A "super-Earth" has been discovered orbiting the closest single star to our Sun, scientists said on Wednesday in a breakthrough that could shine a light on Earth's nearest planetary neighbours.

Astronomers studied Barnard's Star, a red dwarf just six light years away – practically in our back garden, galactically speaking – and noticed the presence of a "frozen, dimly lit world" at least 3.2 times heavier than Earth.

The planet, known for now as Barnard's Star b, is the second nearest to Earth outside the solar system and orbits its host star once every 233 days.

"It's important because it's really our nextdoor neighbour and we like to meet our neighbours in general," Ignasi Ribas, from the Institute of Space Studies of Catalonia and Spain's Institute of Space Sciences, told AFP.

Despite being relatively close to its parent star, the planet receives less than two percent of the energy Earth gets from the Sun, and the team estimates it has a surface temperature of -170°C – far too cold to support life as we know it.

"It's definitely not in the habitable zone, no liquid water.
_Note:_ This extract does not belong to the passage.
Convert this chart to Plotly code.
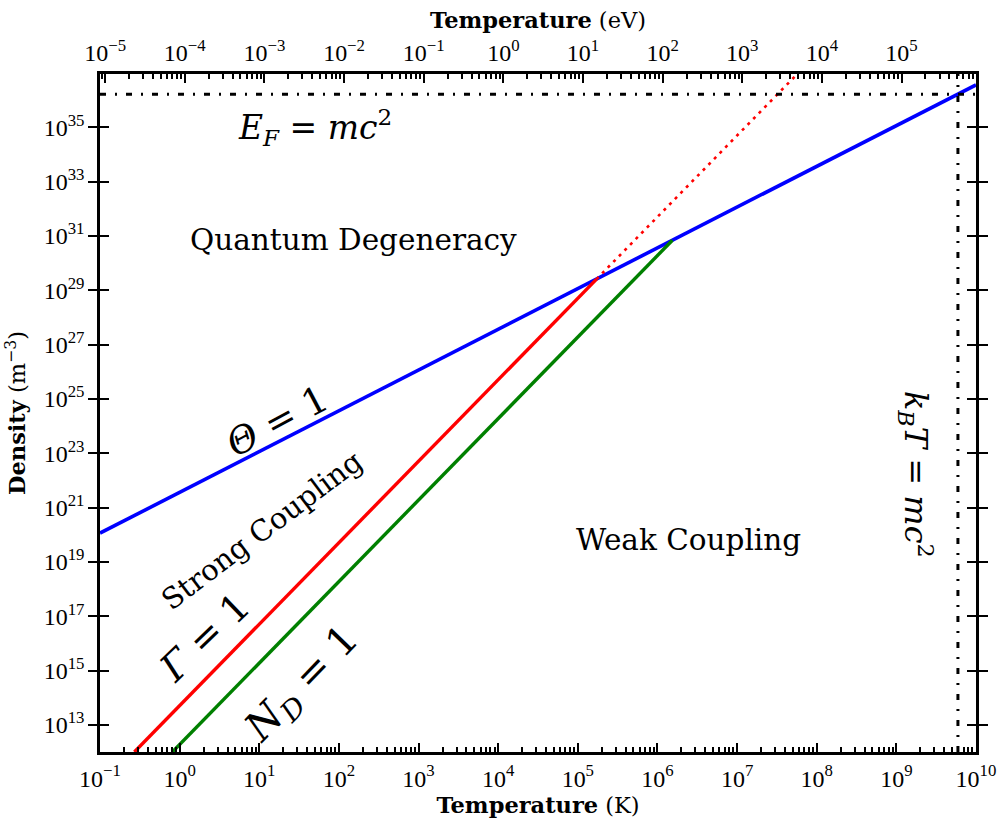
import numpy as np
import plotly.graph_objects as go

# Conversion between temperature units
K_PER_EV = 11604.5

# Axis limits: temperature (K) and electron density (m^-3)
T_RANGE = [1e-1, 1e10]
N_RANGE = [1e12, 9.3e36]

# Theta = 1 (onset of quantum degeneracy)
theta_T = [1e-1, 1e10]
theta_n = [1.15e20, 3.7e36]

# Gamma = 1 (coupling parameter), solid up to the degeneracy line, dotted beyond
gamma_T = [2.7e-1, 1.72e5]
gamma_n = [1e12, 2.6e29]
gamma_ext_T = [1.72e5, 5.7e7]
gamma_ext_n = [2.6e29, 9.3e36]

# N_D = 1 (particles per Debye sphere)
debye_T = [8.1e-1, 1.54e6]
debye_n = [1e12, 7.0e30]

# Relativistic limits
EF_MC2_DENSITY = 1.66e36   # E_F = m c^2
KT_MC2_TEMPERATURE = 5.93e9  # k_B T = m c^2

# Tick exponents
K_TICK_EXP = list(range(-1, 11))
EV_TICK_EXP = list(range(-5, 6))
N_TICK_EXP = list(range(13, 36, 2))


def pow_label(e):
    return "10<sup>" + str(e).replace("-", "\u2212") + "</sup>"


def minor_vals(lo, hi):
    vals = []
    for d in range(int(np.floor(np.log10(lo))) - 1, int(np.ceil(np.log10(hi))) + 1):
        for m in range(2, 10):
            v = m * 10.0 ** d
            if lo <= v <= hi:
                vals.append(v)
    return vals


EV_RANGE = [T_RANGE[0] / K_PER_EV, T_RANGE[1] / K_PER_EV]

TEXT_FONT = "DejaVu Serif"
TICK_FONT = dict(family="Liberation Serif", size=24, color="black")
TITLE_FONT = dict(family=TEXT_FONT, size=22.5, color="black")

fig = go.Figure()

fig.add_trace(go.Scatter(x=theta_T, y=theta_n, mode="lines",
                         line=dict(color="#0000ff", width=3.6), hoverinfo="skip"))
fig.add_trace(go.Scatter(x=gamma_T, y=gamma_n, mode="lines",
                         line=dict(color="#ff0000", width=3.4), hoverinfo="skip"))
fig.add_trace(go.Scatter(x=gamma_ext_T, y=gamma_ext_n, mode="lines",
                         line=dict(color="#ff0000", width=2.6, dash="3px,5px"),
                         hoverinfo="skip"))
fig.add_trace(go.Scatter(x=debye_T, y=debye_n, mode="lines",
                         line=dict(color="#008000", width=3.4), hoverinfo="skip"))

# E_F = mc^2 and k_B T = mc^2 boundaries
fig.add_trace(go.Scatter(x=T_RANGE, y=[EF_MC2_DENSITY, EF_MC2_DENSITY], mode="lines",
                         line=dict(color="black", width=3, dash="6px,9px,2px,9px"),
                         hoverinfo="skip"))
fig.add_trace(go.Scatter(x=[KT_MC2_TEMPERATURE, KT_MC2_TEMPERATURE], y=N_RANGE, mode="lines",
                         line=dict(color="black", width=3, dash="6px,9px,2px,9px"),
                         hoverinfo="skip"))

# Invisible trace carrying the eV axis
fig.add_trace(go.Scatter(x=EV_RANGE, y=N_RANGE, xaxis="x2", mode="lines",
                         line=dict(width=0), opacity=0, hoverinfo="skip"))

axis_common = dict(showgrid=False, zeroline=False, showline=True, linecolor="black",
                   linewidth=2.5, ticks="inside", ticklen=9, tickwidth=2,
                   tickcolor="black", tickfont=TICK_FONT, automargin=False,
                   tickmode="array", layer="above traces")

minor_common = dict(ticks="inside", ticklen=5, tickwidth=1.5, tickcolor="black",
                    tickmode="array", showgrid=False)

fig.update_layout(
    width=997, height=823,
    margin=dict(l=100, r=21, t=74, b=71),
    paper_bgcolor="white", plot_bgcolor="white",
    showlegend=False,
    font=dict(family=TEXT_FONT, color="black"),
    xaxis=dict(
        type="log", range=[np.log10(T_RANGE[0]), np.log10(T_RANGE[1])], mirror=True,
        tickvals=[10.0 ** e for e in K_TICK_EXP],
        ticktext=[pow_label(e) for e in K_TICK_EXP],
        ticklabelstandoff=3,
        minor=dict(tickvals=minor_vals(*T_RANGE), **minor_common),
        title=dict(text="<b>Temperature</b> (K)", font=TITLE_FONT, standoff=1),
        **axis_common,
    ),
    xaxis2=dict(
        type="log", overlaying="x", side="top", anchor="y",
        range=[np.log10(EV_RANGE[0]), np.log10(EV_RANGE[1])],
        tickvals=[10.0 ** e for e in EV_TICK_EXP],
        ticktext=[pow_label(e) for e in EV_TICK_EXP],
        ticklabelstandoff=1,
        minor=dict(tickvals=minor_vals(*EV_RANGE), **minor_common),
        title=dict(text="<b>Temperature</b> (eV)", font=TITLE_FONT, standoff=1),
        **axis_common,
    ),
    yaxis=dict(
        type="log", range=[np.log10(N_RANGE[0]), np.log10(N_RANGE[1])], mirror="allticks",
        tickvals=[10.0 ** e for e in N_TICK_EXP],
        ticktext=[pow_label(e) for e in N_TICK_EXP],
        ticklabelstandoff=8,
        title=dict(text="<b>Density</b> (m<sup>\u22123</sup>)", font=TITLE_FONT, standoff=12),
        **axis_common,
    ),
)

# Region and boundary labels (positions in log10 data units)
labels = [
    ("Quantum Degeneracy", 2.18, 30.86, 0, 29.5),
    ("Weak Coupling", 6.39, 19.80, 0, 29.5),
    ("Strong Coupling", 1.04, 20.16, -37, 29),
    ("<i>\u0398</i> = 1", 1.22, 24.18, -28, 37),
    ("<i>\u0393</i> = 1", 0.32, 16.22, -44, 38),
    ("<i>N</i><sub><i>D</i></sub> = 1", 1.55, 14.45, -46, 40),
    ("<i>E</i><sub><i>F</i></sub> = <i>mc</i><sup>2</sup>", 1.70, 34.99, 0, 33),
    ("<i>k</i><sub><i>B</i></sub><i>T</i> = <i>mc</i><sup>2</sup>", 9.25, 22.23, 90, 32),
]
for text, lx, ly, ang, size in labels:
    fig.add_annotation(x=lx, y=ly, xref="x", yref="y", text=text, showarrow=False,
                       textangle=ang, font=dict(family=TEXT_FONT, size=size, color="black"),
                       xanchor="center", yanchor="middle")

fig.write_html("out.html")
If it has any water or gas this is probably in solid form so that's why we call it frozen," said Ribas.

Darkness of a Red Dwarf

In mankind's bid to map the planets in the night sky, most historic research has focused on brighter, newer stars, which produce more light and increase the chances of scientists noticing anything orbiting them.

But since Barnard's Star is a red dwarf, a small and cooling star probably about twice as old as the Sun, it produces relatively little light making it hard to discern any bodies in its orbit.

To find Barnard's Star b, Ribas and the team studied more than 20 years' worth of observations from seven separate instruments.

They then used a phenomenon known as the Doppler effect to track the impact of its gravitational pull on its parent star.

Astronomers can use this technique to measure a planet's velocity and, therefore, mass.

"We have all worked very hard on this breakthrough," said Guillem Anglada Escude, from London's Queen Mary University, who co-authored the study published in the journal Nature.

'Mini-Neptune'?

The team worked with the European Southern Observatory using astronomical instruments so accurate they can detect changes in a star's velocity as small as 3.5km/h – a gentle walking pace.

It's thought that Barnard's Star is tearing through space at around 500 000km/h, making it the fastest-moving known object in the universe.

Ribas said that although stargazers could predict its size and orbit with relative accuracy using the Doppler effect, any attempt at this stage to find out what the new planet looked like would be "guesswork".

"It's sort of in a fuzzy area with respect to its properties. We've seen planets of this mass be rocky, meaning that it could look like Earth with a solid surface with potentially some atmosphere or some frozen layer on top," he said.

"Or it may be what we call a mini-Neptune, like a scaled-down version of the gas giants of our solar system."

It might be cold, inhospitable and all but invisible but the new planet has one thing going for it: it's really close.

The only known exoplanet closer to Earth was discovered in 2016 orbiting one of a cluster of stars in the Alpha Centauri system, just over four light years away.

"There's not so many stars in our immediate neighbourhood. The investment to find them is expensive," said Ribas.

"It's really near and therefore if you have the hope – like I do – of eventually seeing these planets to study them in detail we have to start with the immediate ones. It could lead potentially to other discoveries."